As my walk happens to coincide with perhaps the sunniest week in Arran since Scotland sat at the equator, it isn’t hard to convince Malcolm to meet me down at Kildonan shore. “This really is a world-class geological site,” he tells me, pointing to the shoreline. While we wait for the tide to reveal our “pre-dinosaur” footprint, Malcolm explains the science of the nearby dyke swarms – the black “walls” jutting into the sea. “They’re magma which was forced up vertically through cracks in the Earth, and have since eroded away,” he says. “This is a record of a time Europe and North America were pulled apart; and the Atlantic was born.”
Seals lounge around on these globally significant rocks, digesting their breakfast in the sun. “The special thing about Arran is that it has rock types from basically every geological period of the last half billion years,” Malcolm says. “We’ve got the main part of the history of the Earth here – and it’s so accessible.”
Off shore sits the microgranite mound of Ailsa Craig, home to an enormous colony of gannets, and Pladda, an island with a scenic lighthouse, sitting on what was once molten magma.

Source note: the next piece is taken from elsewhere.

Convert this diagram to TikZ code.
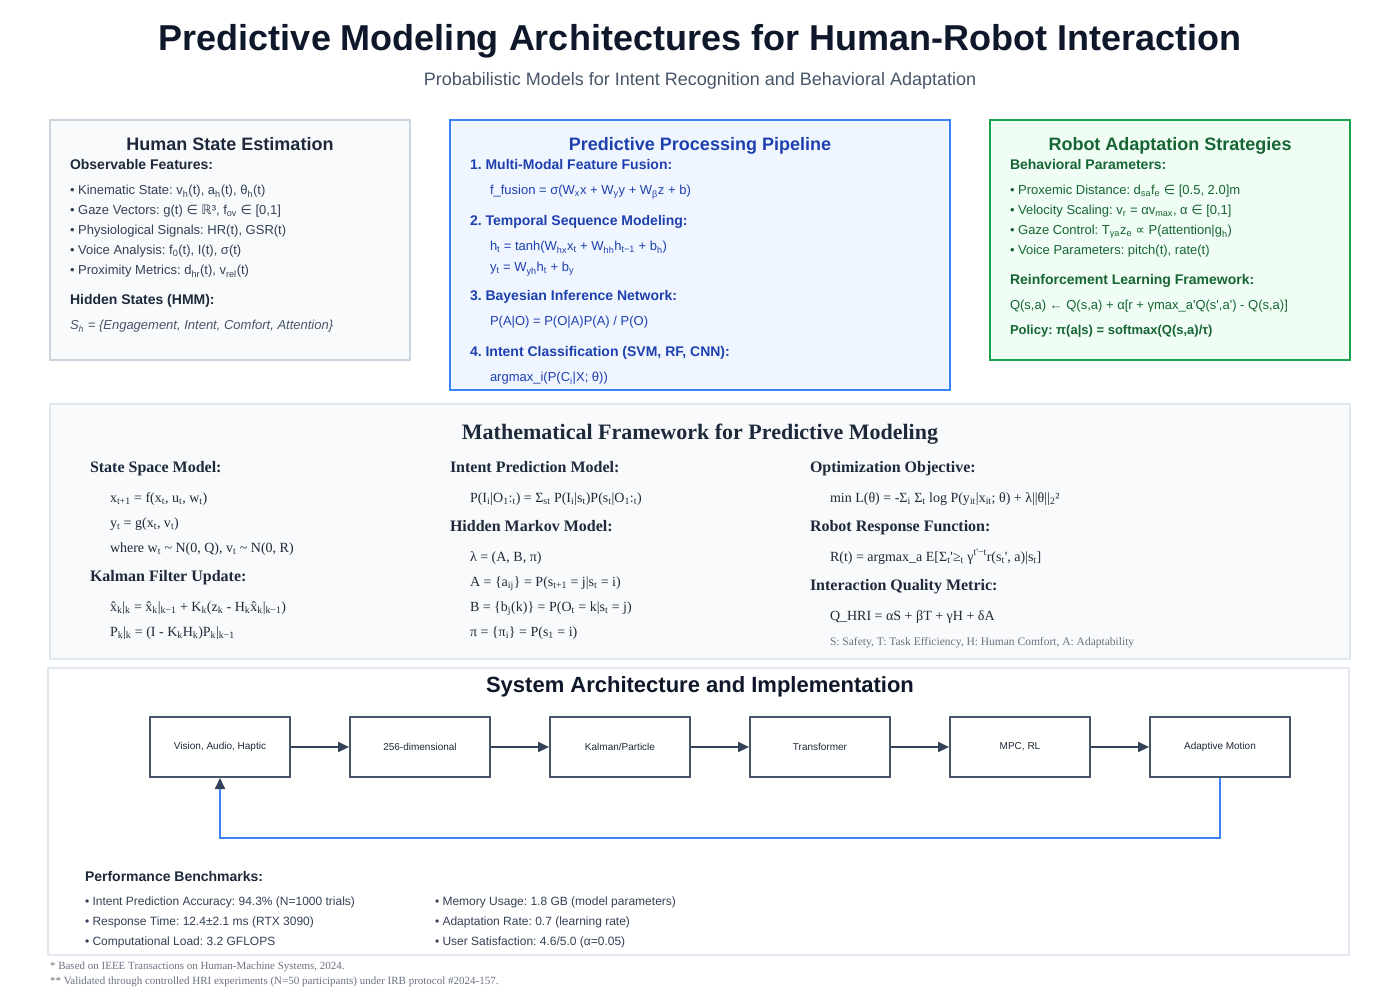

That evening, via the plummeting waterfalls of Glenashdale, I reach Whiting Bay, and watch an otter scurrying in the sunset before setting up camp. With careful consideration for tide times, my final day skirts along boardwalks and seabed to Lamlash, Arran’s most populous village.
I stop for a swim at a secluded bay and oystercatchers (my constant companions on the walk) squeak their farewells. Brodick soon welcomes me back with its sublime mountain vistas. As my ferry sails back to the mainland I gaze back at Goat Fell, and the words of the writer Nan Shepherd come to mind: “the shortsighted cannot love mountains as the longsighted do”.